Task objective:
Only the number is wanted: how many lines hold the word "matplotlib"?

Given information:
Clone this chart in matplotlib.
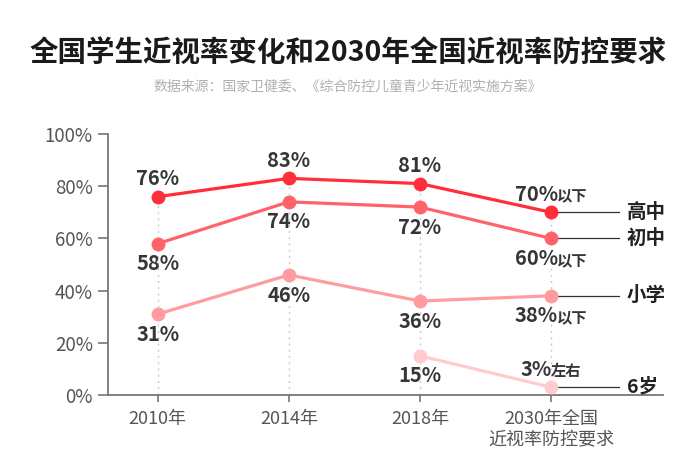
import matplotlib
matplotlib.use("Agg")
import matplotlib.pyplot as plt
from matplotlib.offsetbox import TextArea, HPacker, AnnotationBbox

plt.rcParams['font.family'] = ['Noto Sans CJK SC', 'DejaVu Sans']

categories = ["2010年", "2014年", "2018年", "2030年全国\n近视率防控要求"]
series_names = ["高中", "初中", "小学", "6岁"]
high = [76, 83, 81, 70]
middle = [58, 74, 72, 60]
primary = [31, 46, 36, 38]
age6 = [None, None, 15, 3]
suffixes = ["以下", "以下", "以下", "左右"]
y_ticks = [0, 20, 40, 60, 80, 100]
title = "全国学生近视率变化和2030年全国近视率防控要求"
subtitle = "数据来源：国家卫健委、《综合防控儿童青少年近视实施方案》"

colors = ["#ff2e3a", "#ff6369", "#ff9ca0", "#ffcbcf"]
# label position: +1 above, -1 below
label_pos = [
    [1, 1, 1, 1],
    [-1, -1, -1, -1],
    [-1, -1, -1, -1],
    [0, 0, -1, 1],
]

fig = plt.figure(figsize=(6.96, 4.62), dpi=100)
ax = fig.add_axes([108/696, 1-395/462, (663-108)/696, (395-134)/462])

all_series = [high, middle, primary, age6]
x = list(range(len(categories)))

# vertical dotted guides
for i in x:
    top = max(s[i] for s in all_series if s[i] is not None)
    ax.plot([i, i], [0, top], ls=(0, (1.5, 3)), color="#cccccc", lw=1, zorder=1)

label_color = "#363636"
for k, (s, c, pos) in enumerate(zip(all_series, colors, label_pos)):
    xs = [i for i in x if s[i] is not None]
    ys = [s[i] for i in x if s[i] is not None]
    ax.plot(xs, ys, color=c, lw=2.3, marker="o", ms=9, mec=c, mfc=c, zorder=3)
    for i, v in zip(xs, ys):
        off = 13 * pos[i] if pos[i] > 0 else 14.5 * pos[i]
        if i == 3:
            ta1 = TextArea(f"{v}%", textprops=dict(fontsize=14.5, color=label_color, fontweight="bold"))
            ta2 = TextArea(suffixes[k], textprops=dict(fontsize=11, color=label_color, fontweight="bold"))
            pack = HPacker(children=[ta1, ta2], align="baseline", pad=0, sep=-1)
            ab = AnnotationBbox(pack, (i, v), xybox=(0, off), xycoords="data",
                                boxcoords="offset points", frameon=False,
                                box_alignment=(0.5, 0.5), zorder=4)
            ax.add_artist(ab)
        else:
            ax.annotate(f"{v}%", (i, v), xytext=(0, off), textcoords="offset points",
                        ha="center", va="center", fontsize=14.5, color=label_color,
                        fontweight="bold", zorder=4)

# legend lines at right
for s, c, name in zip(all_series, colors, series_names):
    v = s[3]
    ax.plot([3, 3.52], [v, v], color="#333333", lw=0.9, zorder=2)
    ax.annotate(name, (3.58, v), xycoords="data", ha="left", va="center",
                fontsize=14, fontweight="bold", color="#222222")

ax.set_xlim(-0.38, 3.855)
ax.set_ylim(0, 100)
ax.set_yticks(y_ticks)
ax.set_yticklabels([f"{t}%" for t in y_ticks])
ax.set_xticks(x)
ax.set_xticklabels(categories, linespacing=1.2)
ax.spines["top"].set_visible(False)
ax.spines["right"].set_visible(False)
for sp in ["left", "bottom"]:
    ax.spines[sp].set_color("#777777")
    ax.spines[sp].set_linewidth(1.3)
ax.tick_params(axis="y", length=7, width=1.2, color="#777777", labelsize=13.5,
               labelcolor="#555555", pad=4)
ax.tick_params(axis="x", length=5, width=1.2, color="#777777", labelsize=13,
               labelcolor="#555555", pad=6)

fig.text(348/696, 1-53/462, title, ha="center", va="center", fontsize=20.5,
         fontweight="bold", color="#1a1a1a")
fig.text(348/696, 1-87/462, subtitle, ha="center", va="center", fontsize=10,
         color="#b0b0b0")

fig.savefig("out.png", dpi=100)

Solution:
5